Shares of Telstra Corporation Ltd (ASX:TLS) will be in focus on Monday after the telco giant announced that it has partnered with the Australian government to acquire the South Pacific-based telco, Digicel for US$1.6 billion (AU$2.1 billion).
According to the release, the telecom player and the Australian government have agreed to pay US$1.6 billion upfront and up to an additional US$250 million.
While the Digicel business will be owned and operated by Telstra, it will only be contributing US$270 million of equity to the US$1.6 billion purchase price.
Telstra acquires Digicel Pacific: Will telco’s shares rebound?
The Australian government, via Export Finance Australia, would provide the remaining US$1.33 billion. Telstra will own 100% of the ordinary equity.
Meanwhile, the terms of the sale have been agreed to, with completion expected to occur in the next three to six months.
What Telstra’s management said
Commenting on the development, Chief executive Andrew Penn said Digicel Pacific was a commercially attractive asset and critical to telecommunications in the region.
“The Australian government is strongly committed to supporting quality private sector investment infrastructure in the Pacific region. We previously said that if Telstra were to proceed with a transaction it would be with financial and strategic risk management support from the government,” Penn said.

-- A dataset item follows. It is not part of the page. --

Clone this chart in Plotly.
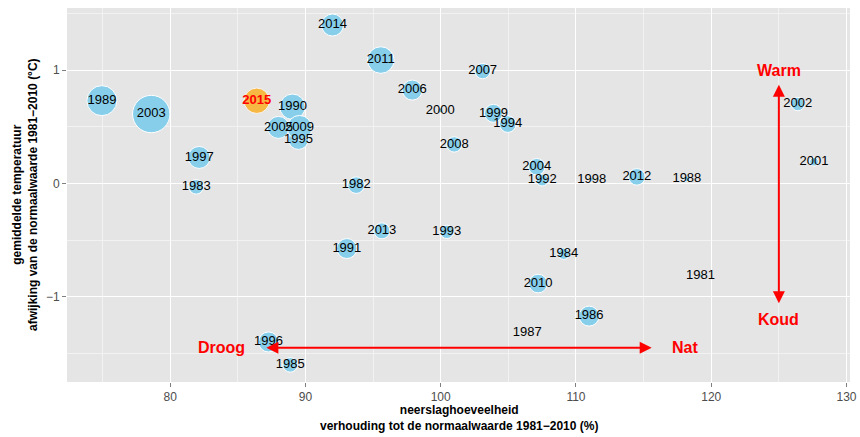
import plotly.graph_objects as go

# ---- data ----
years = [1981, 1982, 1983, 1984, 1985, 1986, 1987, 1988, 1989, 1990,
         1991, 1992, 1993, 1994, 1995, 1996, 1997, 1998, 1999, 2000,
         2001, 2002, 2003, 2004, 2005, 2006, 2007, 2008, 2009, 2010,
         2011, 2012, 2013, 2014, 2015]
neerslag = [119.2, 93.75, 81.92, 109.1, 88.87, 110.97, 106.4, 118.2, 74.95, 89.04,
            93.06, 107.5, 100.45, 104.96, 89.48, 87.27, 82.14, 111.17, 103.9, 99.96,
            127.6, 126.4, 78.6, 107.1, 88.0, 97.9, 103.1, 101.0, 89.56, 107.2,
            95.57, 114.5, 95.65, 92.0, 86.4]
temperatuur = [-0.815, -0.015, -0.03, -0.62, -1.60, -1.17, -1.315, 0.04, 0.73, 0.676,
               -0.574, 0.03, -0.427, 0.523, 0.388, -1.398, 0.229, 0.035, 0.618, 0.645,
               0.191, 0.70, 0.612, 0.147, 0.494, 0.823, 0.991, 0.344, 0.491, -0.883,
               1.088, 0.058, -0.418, 1.397, 0.729]
# third variable shown as bubble size (relative)
grootte = [1.5, 8.3, 7.3, 5.7, 7.3, 10, 0.5, 3.0, 15, 12.7,
           10, 6, 6.7, 8.3, 10, 10, 11, 1.5, 9, 2,
           4.3, 6.7, 18.7, 8.3, 11, 10, 7.7, 7.7, 12.3, 9.3,
           13.3, 8.3, 8, 11, 12.7]

x_ticks = [80, 90, 100, 110, 120, 130]
y_ticks = [-1, 0, 1]

highlight = 2015

FONT = "Liberation Sans"

idx_hist = [i for i, yr in enumerate(years) if yr != highlight]
idx_hl = [i for i, yr in enumerate(years) if yr == highlight]

fig = go.Figure()

fig.add_trace(go.Scatter(
    x=[neerslag[i] for i in idx_hist],
    y=[temperatuur[i] for i in idx_hist],
    mode="markers",
    marker=dict(size=[2 * grootte[i] for i in idx_hist], sizemode="diameter",
                color="#87CEEB", opacity=1,
                line=dict(color="white", width=[1 if grootte[i] > 2.5 else 0 for i in idx_hist])),
    hoverinfo="skip", showlegend=False,
))
fig.add_trace(go.Scatter(
    x=[neerslag[i] for i in idx_hl],
    y=[temperatuur[i] for i in idx_hl],
    mode="markers",
    marker=dict(size=[2 * grootte[i] for i in idx_hl], sizemode="diameter",
                color="#FFA500", line=dict(color="white", width=1)),
    hoverinfo="skip", showlegend=False,
))
# labels
fig.add_trace(go.Scatter(
    x=[neerslag[i] for i in idx_hist],
    y=[temperatuur[i] for i in idx_hist],
    mode="text",
    text=[str(years[i]) for i in idx_hist],
    textposition="middle center",
    textfont=dict(family=FONT, size=13, color="black"),
    hoverinfo="skip", showlegend=False,
))
fig.add_trace(go.Scatter(
    x=[neerslag[i] for i in idx_hl],
    y=[temperatuur[i] for i in idx_hl],
    mode="text",
    text=["<b>%d</b>" % years[i] for i in idx_hl],
    textposition="middle center",
    textfont=dict(family=FONT, size=13, color="red"),
    hoverinfo="skip", showlegend=False,
))

axis_common = dict(
    showgrid=True, gridcolor="white", gridwidth=1.2,
    zeroline=False, showline=False, automargin=False,
    ticks="outside", ticklen=4, tickcolor="#7F7F7F", tickwidth=1,
    ticklabeloverflow="allow",
    tickfont=dict(family=FONT, size=12, color="#4D4D4D"),
)

fig.update_layout(
    width=860, height=437,
    margin=dict(l=67, r=10, t=8, b=55, autoexpand=False),
    plot_bgcolor="#E5E5E5", paper_bgcolor="white",
    font=dict(family=FONT),
    xaxis=dict(range=[72.37, 130.26], tickmode="array", tickvals=x_ticks,
               minor=dict(dtick=5, tick0=80, showgrid=True, gridcolor="#F2F2F2",
                          gridwidth=0.8, ticks=""),
               **axis_common),
    yaxis=dict(range=[-1.751, 1.547], tickmode="array", tickvals=y_ticks,
               minor=dict(dtick=0.5, tick0=0, showgrid=True, gridcolor="#F2F2F2",
                          gridwidth=0.8, ticks=""),
               **axis_common),
)

red = "#FF0000"
ann_font = dict(family=FONT, size=16, color=red)
annotations = [
    # vertical warm/cold arrow
    dict(x=125, y=0.87, ax=125, ay=-1.07, xref="x", yref="y", axref="x", ayref="y",
         showarrow=True, arrowside="end+start", arrowhead=2, startarrowhead=2,
         arrowsize=1.2, startarrowsize=1.2, arrowwidth=2, arrowcolor=red, text=""),
    # horizontal dry/wet arrow
    dict(x=115.6, y=-1.45, ax=87.0, ay=-1.45, xref="x", yref="y", axref="x", ayref="y",
         showarrow=True, arrowside="end+start", arrowhead=2, startarrowhead=2,
         arrowsize=1.2, startarrowsize=1.2, arrowwidth=2, arrowcolor=red, text=""),
    dict(x=125, y=1.0, xref="x", yref="y", text="<b>Warm</b>", showarrow=False, font=ann_font),
    dict(x=125, y=-1.2, xref="x", yref="y", text="<b>Koud</b>", showarrow=False, font=ann_font),
    dict(x=83.8, y=-1.45, xref="x", yref="y", text="<b>Droog</b>", showarrow=False, font=ann_font),
    dict(x=118.06, y=-1.45, xref="x", yref="y", text="<b>Nat</b>", showarrow=False, font=ann_font),
    # axis titles
    dict(x=0.5, y=0, xref="paper", yref="paper", yshift=-36, xanchor="center", yanchor="middle",
         text="<b>neerslaghoeveelheid</b><br><b>verhouding tot de normaalwaarde 1981\u22122010 (%)</b>",
         showarrow=False, font=dict(family=FONT, size=12, color="black")),
    dict(x=0, y=0.5, xref="paper", yref="paper", xshift=-42, xanchor="center", yanchor="middle",
         textangle=-90,
         text="<b>gemiddelde temperatuur</b><br><b>afwijking van de normaalwaarde 1981\u22122010 (\u00b0C)</b>",
         showarrow=False, font=dict(family=FONT, size=12, color="black")),
]
fig.update_layout(annotations=annotations)

# remove the default page margin so the 860x437 figure fills the window exactly
fig.write_html("out.html", config={"displayModeBar": False},
               post_script="document.body.style.margin='0';")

“We also said that in addition to a government funding and support package, any investment would also have to be within certain financial parameters with Telstra’s equity investment being the minor portion of the overall transaction. I am pleased that we have been able to achieve both of those outcomes,” he added.
How Telstra shares performed last week
Telstra shares have given a year-to-date (YTD) return of nearly 24%. In the past year, the company returned over 34% to shareholders.
Telstra started the week last Monday at a share price of AU$3.85. The stock closed at AU$3.73 a share on Friday. It means the ASX 200-listed telco went backwards by over 2% over the week.
The weakness in share price can be attributed to two major triggers last week. The first was the results of a report on Australian internet speeds by Ookla that said Telstra’s broadband internet was, on average, slower than most of its rival telco providers.
The second was a rumour that Aussie Broadband, a rival to Telstra in the telco space, is in talks to purchase the IT telecommunications provider Over The Wire Holdings.